(STATED TASK): Repeat, exactly and only, the lines from the beginning of the data through the line with "0.147, 0.1435, 0.14]". Pictures are left out.

(RECORDS PROVIDED):

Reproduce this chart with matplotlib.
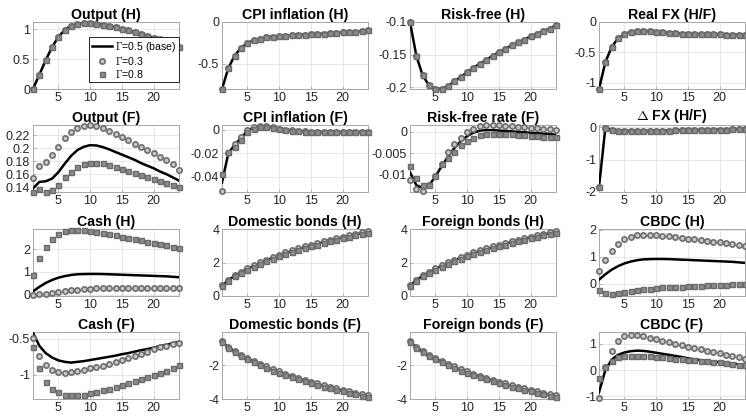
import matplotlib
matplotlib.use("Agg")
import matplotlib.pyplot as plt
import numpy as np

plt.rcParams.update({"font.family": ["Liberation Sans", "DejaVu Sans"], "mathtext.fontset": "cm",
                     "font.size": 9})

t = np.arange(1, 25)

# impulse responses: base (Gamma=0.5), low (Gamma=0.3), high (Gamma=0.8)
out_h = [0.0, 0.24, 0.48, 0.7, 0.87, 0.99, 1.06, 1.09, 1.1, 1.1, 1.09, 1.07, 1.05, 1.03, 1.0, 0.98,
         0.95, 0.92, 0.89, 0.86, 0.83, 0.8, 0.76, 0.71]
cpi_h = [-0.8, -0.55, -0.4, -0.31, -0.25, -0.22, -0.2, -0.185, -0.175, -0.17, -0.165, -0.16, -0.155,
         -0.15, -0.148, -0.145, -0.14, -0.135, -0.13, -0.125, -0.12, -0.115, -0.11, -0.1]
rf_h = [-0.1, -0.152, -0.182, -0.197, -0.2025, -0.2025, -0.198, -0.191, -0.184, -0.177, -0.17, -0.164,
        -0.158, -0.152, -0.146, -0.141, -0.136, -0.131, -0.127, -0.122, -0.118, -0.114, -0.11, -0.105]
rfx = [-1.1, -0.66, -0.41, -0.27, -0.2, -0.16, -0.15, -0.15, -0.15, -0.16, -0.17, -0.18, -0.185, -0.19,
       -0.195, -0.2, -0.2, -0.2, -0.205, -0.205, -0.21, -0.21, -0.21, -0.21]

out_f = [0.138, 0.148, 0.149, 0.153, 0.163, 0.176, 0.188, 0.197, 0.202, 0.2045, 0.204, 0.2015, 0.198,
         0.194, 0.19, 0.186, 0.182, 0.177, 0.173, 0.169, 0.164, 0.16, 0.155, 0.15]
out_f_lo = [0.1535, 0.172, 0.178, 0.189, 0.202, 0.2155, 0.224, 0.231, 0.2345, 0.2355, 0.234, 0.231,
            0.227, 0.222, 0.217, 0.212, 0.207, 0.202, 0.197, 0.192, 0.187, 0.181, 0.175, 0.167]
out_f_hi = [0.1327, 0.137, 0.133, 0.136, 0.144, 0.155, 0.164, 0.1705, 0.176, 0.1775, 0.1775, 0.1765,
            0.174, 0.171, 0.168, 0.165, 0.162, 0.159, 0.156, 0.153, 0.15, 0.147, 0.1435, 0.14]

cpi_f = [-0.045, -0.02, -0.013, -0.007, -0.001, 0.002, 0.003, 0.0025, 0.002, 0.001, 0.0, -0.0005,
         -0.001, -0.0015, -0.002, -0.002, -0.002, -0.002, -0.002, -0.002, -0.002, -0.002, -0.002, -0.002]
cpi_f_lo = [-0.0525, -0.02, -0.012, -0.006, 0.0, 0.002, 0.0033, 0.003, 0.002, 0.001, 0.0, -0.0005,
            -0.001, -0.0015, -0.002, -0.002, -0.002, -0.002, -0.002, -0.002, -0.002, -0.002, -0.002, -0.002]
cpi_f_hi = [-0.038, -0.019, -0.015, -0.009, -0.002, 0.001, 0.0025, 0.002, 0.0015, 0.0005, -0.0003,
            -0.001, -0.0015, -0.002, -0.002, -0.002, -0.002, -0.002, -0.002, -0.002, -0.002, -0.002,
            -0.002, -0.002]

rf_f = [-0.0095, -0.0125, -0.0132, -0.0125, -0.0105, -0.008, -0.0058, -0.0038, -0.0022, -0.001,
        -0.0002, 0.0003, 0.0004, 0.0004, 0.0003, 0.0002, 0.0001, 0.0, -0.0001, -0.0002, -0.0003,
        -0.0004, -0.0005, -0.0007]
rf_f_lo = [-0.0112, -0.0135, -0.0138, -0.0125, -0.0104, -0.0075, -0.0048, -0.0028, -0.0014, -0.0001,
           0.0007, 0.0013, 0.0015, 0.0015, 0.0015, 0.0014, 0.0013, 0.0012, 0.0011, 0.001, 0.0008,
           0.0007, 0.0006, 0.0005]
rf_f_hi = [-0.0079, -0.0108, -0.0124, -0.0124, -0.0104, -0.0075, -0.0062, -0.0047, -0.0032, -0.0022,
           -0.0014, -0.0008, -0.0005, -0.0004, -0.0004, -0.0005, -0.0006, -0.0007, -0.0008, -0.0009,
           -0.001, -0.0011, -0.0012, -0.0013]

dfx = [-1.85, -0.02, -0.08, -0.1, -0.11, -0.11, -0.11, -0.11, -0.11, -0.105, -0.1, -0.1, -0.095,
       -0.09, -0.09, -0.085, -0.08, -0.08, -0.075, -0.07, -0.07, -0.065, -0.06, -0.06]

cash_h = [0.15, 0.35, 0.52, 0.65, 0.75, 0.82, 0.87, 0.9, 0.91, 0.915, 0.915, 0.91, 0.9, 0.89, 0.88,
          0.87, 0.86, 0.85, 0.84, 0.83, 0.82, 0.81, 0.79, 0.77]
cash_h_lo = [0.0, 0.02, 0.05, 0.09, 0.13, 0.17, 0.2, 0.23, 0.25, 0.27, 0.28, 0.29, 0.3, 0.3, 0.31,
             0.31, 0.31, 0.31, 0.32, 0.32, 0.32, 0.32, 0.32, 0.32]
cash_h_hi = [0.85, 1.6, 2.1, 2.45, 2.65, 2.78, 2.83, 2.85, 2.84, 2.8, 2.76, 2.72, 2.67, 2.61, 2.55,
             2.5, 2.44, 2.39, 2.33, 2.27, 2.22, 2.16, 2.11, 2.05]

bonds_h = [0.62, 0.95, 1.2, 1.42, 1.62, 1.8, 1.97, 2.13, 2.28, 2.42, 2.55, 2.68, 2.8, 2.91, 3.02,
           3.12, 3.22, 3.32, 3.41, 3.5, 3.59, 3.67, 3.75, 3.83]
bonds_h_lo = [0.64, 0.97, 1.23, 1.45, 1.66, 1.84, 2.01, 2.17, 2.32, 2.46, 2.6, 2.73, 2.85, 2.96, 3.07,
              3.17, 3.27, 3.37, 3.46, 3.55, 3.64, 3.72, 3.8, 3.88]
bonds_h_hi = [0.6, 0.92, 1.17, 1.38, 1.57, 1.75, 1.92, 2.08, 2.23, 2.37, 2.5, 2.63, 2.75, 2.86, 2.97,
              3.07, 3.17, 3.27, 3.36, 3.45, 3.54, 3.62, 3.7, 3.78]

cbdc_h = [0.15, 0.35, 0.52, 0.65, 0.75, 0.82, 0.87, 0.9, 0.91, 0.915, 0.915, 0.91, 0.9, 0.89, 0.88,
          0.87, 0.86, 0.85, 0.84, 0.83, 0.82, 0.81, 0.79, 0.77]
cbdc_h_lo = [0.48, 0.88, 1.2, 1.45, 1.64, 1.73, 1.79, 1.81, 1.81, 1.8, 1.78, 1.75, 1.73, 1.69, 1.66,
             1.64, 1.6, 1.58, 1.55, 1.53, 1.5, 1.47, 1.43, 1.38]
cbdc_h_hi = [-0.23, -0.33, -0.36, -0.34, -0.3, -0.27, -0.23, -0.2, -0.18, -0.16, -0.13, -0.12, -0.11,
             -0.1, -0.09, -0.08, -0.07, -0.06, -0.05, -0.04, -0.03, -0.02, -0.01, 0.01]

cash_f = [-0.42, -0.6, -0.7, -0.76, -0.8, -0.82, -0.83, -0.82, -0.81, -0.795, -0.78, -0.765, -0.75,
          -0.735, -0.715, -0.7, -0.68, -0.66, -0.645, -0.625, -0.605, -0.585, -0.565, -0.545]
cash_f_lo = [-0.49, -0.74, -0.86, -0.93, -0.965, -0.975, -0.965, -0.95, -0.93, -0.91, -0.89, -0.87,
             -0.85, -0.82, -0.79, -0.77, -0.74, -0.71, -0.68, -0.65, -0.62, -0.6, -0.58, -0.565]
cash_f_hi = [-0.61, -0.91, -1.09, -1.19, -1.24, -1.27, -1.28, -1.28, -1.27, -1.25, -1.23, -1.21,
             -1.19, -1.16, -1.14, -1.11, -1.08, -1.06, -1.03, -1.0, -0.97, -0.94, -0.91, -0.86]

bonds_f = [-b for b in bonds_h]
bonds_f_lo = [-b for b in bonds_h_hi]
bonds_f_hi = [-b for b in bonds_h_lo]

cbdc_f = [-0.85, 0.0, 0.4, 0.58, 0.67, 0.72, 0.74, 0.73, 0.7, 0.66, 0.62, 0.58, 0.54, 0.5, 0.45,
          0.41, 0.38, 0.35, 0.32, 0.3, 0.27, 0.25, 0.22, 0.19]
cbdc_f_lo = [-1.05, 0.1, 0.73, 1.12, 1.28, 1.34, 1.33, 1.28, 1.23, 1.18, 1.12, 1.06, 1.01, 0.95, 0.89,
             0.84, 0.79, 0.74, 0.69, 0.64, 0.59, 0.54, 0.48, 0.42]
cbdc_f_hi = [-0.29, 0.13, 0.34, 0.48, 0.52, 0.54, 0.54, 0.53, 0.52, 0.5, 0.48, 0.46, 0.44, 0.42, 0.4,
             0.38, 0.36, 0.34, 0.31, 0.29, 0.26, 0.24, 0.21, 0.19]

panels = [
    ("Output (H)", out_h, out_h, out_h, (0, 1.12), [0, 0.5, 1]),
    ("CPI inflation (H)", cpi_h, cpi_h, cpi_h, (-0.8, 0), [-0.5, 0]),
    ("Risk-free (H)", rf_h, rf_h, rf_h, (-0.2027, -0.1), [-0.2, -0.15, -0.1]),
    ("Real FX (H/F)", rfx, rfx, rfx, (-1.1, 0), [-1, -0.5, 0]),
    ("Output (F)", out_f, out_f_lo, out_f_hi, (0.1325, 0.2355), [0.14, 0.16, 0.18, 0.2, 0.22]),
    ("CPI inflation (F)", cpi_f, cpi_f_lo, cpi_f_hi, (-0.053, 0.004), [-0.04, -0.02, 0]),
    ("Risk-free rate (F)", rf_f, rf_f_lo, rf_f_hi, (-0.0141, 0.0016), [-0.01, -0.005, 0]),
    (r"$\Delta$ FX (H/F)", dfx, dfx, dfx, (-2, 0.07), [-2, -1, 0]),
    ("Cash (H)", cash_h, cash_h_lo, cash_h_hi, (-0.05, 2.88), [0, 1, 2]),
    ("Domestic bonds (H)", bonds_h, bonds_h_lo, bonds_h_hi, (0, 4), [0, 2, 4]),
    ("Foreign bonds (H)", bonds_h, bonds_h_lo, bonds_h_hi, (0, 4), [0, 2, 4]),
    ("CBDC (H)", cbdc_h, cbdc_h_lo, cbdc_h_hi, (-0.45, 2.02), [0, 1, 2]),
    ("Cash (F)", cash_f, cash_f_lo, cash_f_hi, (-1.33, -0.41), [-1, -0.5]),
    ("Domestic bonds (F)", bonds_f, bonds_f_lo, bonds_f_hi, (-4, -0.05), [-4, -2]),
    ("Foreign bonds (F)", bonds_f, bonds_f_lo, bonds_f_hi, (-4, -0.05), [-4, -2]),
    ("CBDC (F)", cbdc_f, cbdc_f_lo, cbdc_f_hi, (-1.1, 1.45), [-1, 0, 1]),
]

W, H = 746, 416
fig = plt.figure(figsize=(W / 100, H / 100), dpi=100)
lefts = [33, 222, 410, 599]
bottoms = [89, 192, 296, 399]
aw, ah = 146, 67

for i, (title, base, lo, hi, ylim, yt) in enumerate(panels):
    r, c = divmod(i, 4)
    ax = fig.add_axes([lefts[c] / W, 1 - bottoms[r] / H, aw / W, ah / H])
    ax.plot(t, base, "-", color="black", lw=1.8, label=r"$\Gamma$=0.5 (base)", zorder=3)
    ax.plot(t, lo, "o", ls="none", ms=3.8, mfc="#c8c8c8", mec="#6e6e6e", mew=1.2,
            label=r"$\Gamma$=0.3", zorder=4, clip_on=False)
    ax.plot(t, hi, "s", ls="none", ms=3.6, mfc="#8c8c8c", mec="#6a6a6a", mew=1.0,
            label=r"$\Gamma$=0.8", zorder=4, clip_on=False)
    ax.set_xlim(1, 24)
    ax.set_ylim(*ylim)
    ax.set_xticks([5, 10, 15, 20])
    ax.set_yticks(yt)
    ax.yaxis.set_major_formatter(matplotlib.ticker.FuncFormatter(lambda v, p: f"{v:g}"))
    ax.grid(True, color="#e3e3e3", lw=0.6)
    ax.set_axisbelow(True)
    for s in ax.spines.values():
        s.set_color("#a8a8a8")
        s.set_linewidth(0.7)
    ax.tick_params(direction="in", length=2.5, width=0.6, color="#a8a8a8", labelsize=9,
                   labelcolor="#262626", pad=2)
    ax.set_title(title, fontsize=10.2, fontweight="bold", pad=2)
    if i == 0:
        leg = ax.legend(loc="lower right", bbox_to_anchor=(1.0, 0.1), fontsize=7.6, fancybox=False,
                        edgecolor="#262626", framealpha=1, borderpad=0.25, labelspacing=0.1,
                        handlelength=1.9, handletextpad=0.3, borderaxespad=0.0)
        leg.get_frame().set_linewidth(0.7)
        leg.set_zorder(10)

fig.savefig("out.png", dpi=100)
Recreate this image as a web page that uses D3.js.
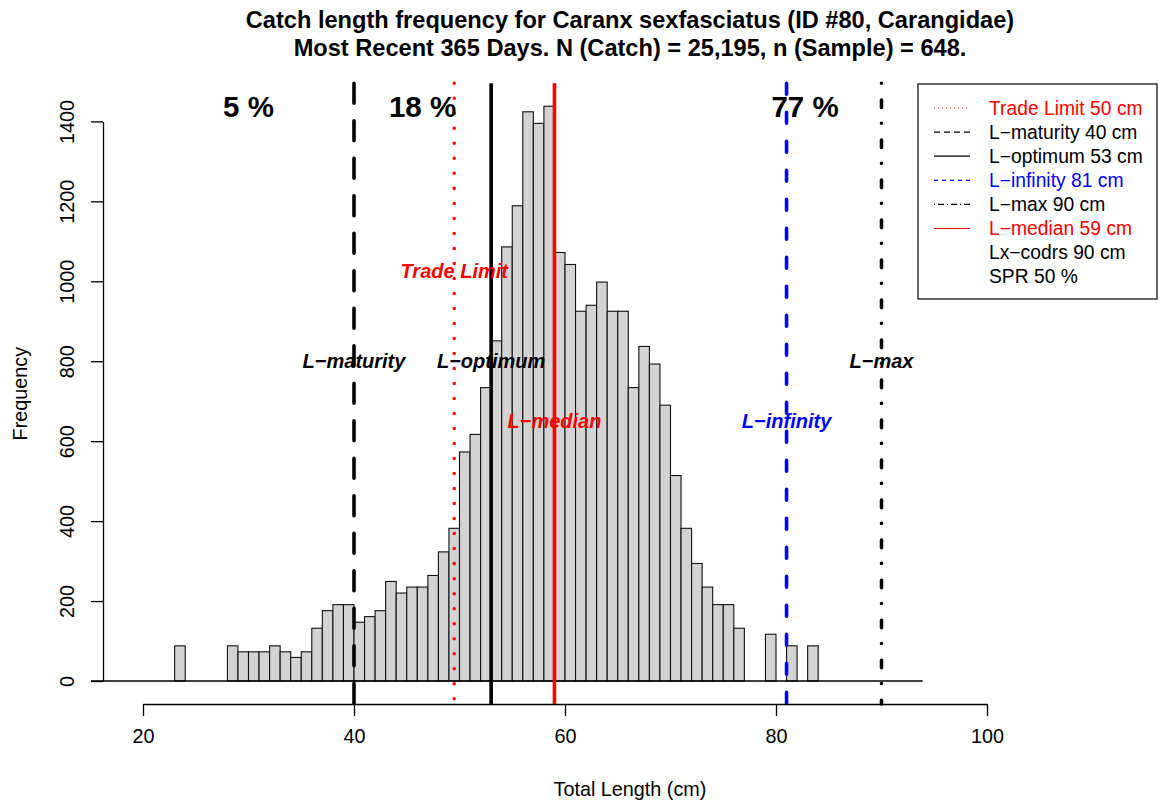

(REPLY TO THE TASK):
Reproduce this chart with matplotlib.
import matplotlib
matplotlib.use("Agg")
import matplotlib.pyplot as plt
import numpy as np

plt.rcParams.update({"font.family": ["Liberation Sans", "DejaVu Sans"], "mathtext.fontset": "cm",
                     "font.size": 9})

t = np.arange(1, 25)

# impulse responses: base (Gamma=0.5), low (Gamma=0.3), high (Gamma=0.8)
out_h = [0.0, 0.24, 0.48, 0.7, 0.87, 0.99, 1.06, 1.09, 1.1, 1.1, 1.09, 1.07, 1.05, 1.03, 1.0, 0.98,
         0.95, 0.92, 0.89, 0.86, 0.83, 0.8, 0.76, 0.71]
cpi_h = [-0.8, -0.55, -0.4, -0.31, -0.25, -0.22, -0.2, -0.185, -0.175, -0.17, -0.165, -0.16, -0.155,
         -0.15, -0.148, -0.145, -0.14, -0.135, -0.13, -0.125, -0.12, -0.115, -0.11, -0.1]
rf_h = [-0.1, -0.152, -0.182, -0.197, -0.2025, -0.2025, -0.198, -0.191, -0.184, -0.177, -0.17, -0.164,
        -0.158, -0.152, -0.146, -0.141, -0.136, -0.131, -0.127, -0.122, -0.118, -0.114, -0.11, -0.105]
rfx = [-1.1, -0.66, -0.41, -0.27, -0.2, -0.16, -0.15, -0.15, -0.15, -0.16, -0.17, -0.18, -0.185, -0.19,
       -0.195, -0.2, -0.2, -0.2, -0.205, -0.205, -0.21, -0.21, -0.21, -0.21]

out_f = [0.138, 0.148, 0.149, 0.153, 0.163, 0.176, 0.188, 0.197, 0.202, 0.2045, 0.204, 0.2015, 0.198,
         0.194, 0.19, 0.186, 0.182, 0.177, 0.173, 0.169, 0.164, 0.16, 0.155, 0.15]
out_f_lo = [0.1535, 0.172, 0.178, 0.189, 0.202, 0.2155, 0.224, 0.231, 0.2345, 0.2355, 0.234, 0.231,
            0.227, 0.222, 0.217, 0.212, 0.207, 0.202, 0.197, 0.192, 0.187, 0.181, 0.175, 0.167]
out_f_hi = [0.1327, 0.137, 0.133, 0.136, 0.144, 0.155, 0.164, 0.1705, 0.176, 0.1775, 0.1775, 0.1765,
            0.174, 0.171, 0.168, 0.165, 0.162, 0.159, 0.156, 0.153, 0.15, 0.147, 0.1435, 0.14]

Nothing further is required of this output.